- [Given exercise]: Provide only the number of lines in the records below that include "this".

- [Data to use]:
________________

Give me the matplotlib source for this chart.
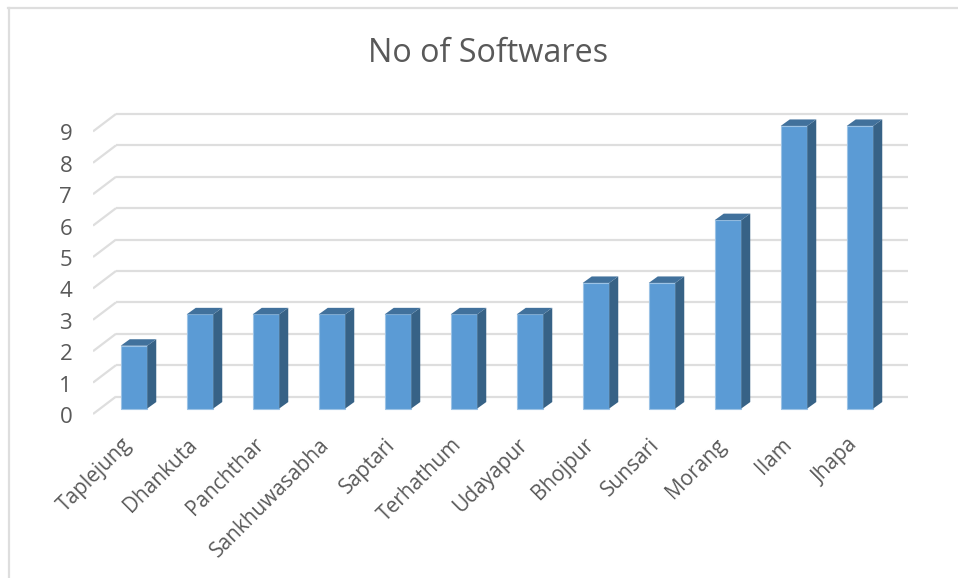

________________

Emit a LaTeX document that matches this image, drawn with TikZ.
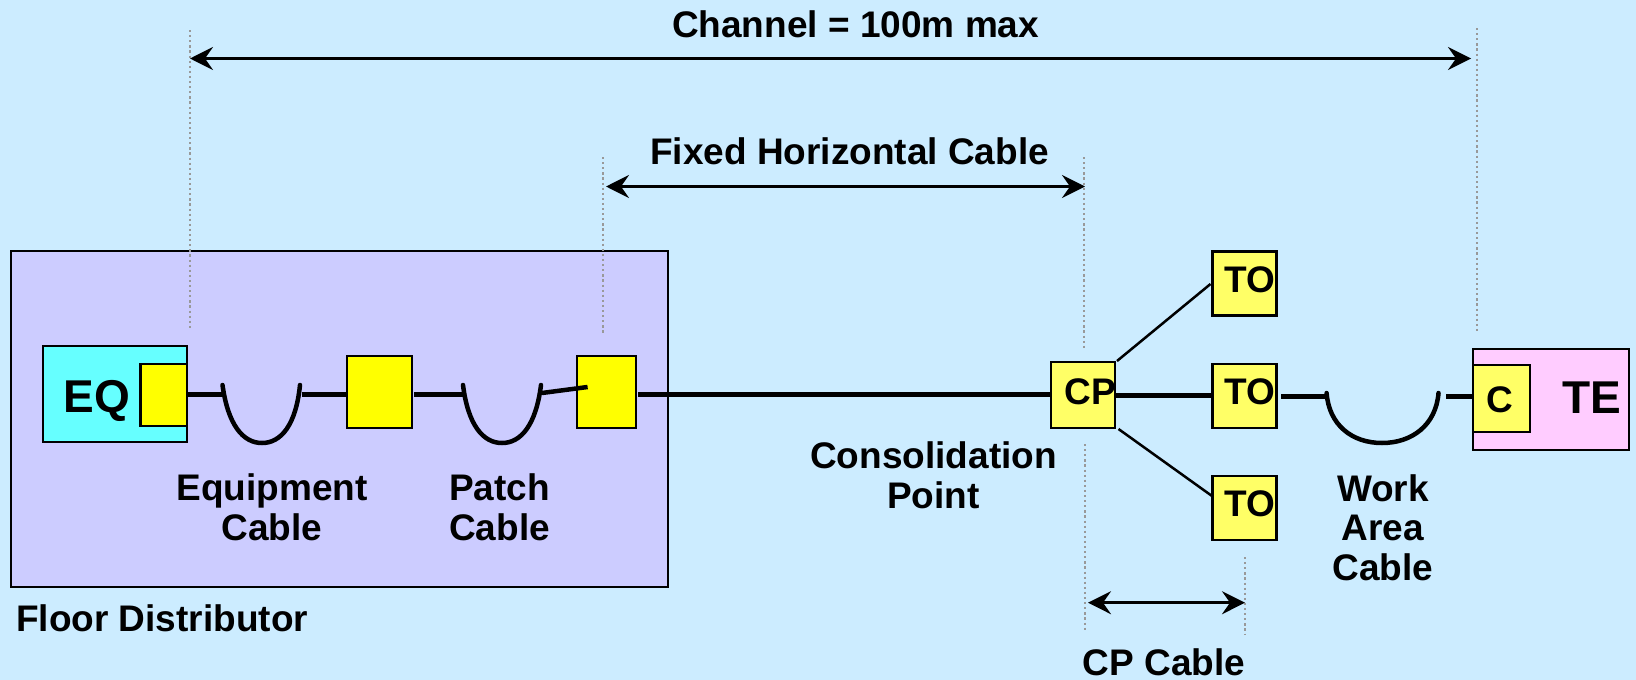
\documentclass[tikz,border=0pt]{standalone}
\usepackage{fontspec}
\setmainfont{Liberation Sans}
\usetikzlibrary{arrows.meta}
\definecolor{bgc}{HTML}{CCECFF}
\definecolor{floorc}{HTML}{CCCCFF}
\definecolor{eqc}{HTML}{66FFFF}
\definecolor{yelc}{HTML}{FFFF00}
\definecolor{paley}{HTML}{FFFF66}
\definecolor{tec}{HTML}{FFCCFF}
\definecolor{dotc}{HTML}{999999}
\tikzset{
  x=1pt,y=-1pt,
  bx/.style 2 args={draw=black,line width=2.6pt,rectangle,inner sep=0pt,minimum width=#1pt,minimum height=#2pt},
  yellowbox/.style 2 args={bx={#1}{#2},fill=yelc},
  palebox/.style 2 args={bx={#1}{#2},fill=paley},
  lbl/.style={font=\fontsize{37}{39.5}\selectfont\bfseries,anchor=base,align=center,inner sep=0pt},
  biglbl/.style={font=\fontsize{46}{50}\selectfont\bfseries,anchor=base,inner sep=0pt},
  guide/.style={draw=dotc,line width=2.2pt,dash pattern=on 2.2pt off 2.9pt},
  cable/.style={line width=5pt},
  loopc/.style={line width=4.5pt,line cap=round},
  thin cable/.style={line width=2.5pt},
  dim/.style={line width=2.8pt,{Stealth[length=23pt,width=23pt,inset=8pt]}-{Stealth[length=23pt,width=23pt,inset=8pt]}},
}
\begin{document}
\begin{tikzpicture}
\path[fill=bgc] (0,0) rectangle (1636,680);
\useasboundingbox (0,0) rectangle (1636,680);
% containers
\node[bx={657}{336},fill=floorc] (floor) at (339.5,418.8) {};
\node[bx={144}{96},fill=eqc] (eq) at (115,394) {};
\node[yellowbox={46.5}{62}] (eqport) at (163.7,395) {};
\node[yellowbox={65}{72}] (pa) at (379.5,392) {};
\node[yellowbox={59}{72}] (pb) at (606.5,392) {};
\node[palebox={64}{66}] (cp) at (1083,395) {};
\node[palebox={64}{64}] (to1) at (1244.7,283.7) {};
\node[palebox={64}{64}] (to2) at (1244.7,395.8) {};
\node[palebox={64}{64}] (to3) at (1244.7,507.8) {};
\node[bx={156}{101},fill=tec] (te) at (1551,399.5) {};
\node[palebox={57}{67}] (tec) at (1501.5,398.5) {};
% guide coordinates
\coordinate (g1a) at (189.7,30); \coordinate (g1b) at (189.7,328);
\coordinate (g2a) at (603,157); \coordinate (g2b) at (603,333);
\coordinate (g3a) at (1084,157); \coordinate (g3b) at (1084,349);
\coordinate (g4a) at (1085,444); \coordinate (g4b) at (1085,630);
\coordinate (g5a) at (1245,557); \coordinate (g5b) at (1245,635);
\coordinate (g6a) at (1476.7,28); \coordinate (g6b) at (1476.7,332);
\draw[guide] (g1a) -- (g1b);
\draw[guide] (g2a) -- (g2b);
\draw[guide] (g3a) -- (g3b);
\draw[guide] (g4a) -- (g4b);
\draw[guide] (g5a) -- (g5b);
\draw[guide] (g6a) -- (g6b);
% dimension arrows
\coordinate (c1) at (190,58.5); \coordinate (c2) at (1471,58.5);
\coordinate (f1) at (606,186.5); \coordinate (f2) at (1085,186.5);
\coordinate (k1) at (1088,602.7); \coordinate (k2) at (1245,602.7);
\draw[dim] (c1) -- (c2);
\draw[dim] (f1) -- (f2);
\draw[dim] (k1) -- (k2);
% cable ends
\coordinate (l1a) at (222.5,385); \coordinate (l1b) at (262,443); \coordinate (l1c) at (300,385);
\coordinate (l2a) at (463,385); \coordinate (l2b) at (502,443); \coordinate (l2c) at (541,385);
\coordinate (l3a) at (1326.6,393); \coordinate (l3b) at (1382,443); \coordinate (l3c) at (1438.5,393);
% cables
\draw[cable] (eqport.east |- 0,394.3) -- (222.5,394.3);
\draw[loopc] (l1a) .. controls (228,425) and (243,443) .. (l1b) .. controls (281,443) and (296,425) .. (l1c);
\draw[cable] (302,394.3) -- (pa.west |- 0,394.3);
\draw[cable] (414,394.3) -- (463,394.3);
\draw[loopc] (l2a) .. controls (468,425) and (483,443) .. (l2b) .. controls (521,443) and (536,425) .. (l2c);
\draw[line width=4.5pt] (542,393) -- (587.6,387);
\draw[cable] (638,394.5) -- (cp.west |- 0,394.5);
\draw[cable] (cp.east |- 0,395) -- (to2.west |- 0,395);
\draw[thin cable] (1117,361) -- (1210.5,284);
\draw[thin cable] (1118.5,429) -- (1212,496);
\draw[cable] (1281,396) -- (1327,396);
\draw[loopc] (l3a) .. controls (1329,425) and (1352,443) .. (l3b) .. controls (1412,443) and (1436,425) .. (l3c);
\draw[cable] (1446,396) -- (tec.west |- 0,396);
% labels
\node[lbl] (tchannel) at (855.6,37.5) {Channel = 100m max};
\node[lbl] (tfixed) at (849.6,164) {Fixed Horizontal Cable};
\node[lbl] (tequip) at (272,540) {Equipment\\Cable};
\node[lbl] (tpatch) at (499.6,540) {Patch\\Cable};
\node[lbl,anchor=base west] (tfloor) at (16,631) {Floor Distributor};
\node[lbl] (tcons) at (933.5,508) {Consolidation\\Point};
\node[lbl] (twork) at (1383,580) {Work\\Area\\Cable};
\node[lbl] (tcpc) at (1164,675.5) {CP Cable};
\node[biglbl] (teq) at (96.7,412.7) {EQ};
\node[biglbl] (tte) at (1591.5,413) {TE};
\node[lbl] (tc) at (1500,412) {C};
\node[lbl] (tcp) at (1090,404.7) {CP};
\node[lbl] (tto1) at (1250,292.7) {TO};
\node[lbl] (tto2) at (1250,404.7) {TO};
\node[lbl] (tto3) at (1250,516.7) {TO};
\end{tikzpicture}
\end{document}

________________

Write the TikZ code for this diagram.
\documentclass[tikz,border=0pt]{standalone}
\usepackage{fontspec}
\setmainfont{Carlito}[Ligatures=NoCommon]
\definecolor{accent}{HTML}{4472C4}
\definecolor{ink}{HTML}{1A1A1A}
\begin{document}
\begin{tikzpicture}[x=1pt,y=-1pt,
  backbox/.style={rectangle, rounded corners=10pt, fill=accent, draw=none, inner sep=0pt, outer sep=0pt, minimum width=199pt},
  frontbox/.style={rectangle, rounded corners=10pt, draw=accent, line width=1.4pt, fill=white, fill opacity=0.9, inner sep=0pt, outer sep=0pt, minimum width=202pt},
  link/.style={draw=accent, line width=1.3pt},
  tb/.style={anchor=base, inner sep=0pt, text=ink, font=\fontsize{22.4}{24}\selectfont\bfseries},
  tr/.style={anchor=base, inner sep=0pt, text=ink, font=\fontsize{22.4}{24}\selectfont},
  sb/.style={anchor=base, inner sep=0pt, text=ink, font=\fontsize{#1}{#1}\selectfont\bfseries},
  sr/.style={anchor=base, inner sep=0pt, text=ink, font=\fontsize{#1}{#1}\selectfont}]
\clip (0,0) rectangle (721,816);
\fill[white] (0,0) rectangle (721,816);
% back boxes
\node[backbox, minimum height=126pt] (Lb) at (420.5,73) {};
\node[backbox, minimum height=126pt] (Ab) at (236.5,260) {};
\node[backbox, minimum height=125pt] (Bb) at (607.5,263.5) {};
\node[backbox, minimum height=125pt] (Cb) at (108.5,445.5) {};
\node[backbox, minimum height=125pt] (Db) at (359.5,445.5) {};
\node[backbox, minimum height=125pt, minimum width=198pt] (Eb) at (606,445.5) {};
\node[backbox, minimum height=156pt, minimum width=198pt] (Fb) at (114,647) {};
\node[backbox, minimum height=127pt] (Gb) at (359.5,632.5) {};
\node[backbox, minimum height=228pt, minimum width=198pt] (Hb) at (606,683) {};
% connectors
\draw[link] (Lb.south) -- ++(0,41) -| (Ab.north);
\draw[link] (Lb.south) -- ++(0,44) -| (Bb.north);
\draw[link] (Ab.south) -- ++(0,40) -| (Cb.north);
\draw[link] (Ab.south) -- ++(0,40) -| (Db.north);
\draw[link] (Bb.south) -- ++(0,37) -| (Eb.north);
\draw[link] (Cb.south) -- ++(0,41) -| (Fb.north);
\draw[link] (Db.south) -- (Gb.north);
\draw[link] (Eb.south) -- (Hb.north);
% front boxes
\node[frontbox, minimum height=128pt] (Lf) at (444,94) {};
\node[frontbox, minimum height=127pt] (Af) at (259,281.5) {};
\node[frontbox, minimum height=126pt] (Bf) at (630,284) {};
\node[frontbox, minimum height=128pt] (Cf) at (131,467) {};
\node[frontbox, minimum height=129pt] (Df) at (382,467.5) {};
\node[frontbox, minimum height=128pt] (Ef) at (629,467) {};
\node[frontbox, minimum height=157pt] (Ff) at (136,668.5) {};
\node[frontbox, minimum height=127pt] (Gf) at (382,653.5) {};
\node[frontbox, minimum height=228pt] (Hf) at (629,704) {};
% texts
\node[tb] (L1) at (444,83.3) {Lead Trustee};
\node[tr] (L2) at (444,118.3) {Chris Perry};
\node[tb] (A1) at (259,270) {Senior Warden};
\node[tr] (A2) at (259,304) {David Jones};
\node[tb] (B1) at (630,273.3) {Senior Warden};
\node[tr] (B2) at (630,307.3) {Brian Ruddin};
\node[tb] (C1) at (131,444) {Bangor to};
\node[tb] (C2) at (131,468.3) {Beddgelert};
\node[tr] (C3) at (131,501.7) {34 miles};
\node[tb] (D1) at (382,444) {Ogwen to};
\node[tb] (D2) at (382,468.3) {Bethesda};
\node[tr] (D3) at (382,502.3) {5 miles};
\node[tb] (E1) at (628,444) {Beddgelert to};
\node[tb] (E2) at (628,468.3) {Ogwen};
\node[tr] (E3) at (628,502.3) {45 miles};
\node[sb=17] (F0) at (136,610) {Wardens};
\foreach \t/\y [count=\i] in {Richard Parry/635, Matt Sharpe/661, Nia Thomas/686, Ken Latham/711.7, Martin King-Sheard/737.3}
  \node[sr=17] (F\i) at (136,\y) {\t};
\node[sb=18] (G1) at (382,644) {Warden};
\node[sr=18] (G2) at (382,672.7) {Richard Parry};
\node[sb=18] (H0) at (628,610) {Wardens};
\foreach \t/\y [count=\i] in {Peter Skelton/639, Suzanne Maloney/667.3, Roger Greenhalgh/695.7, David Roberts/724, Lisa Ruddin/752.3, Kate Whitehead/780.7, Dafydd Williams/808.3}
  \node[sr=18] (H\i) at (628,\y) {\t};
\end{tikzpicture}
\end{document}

________________

- [Completed task]: 3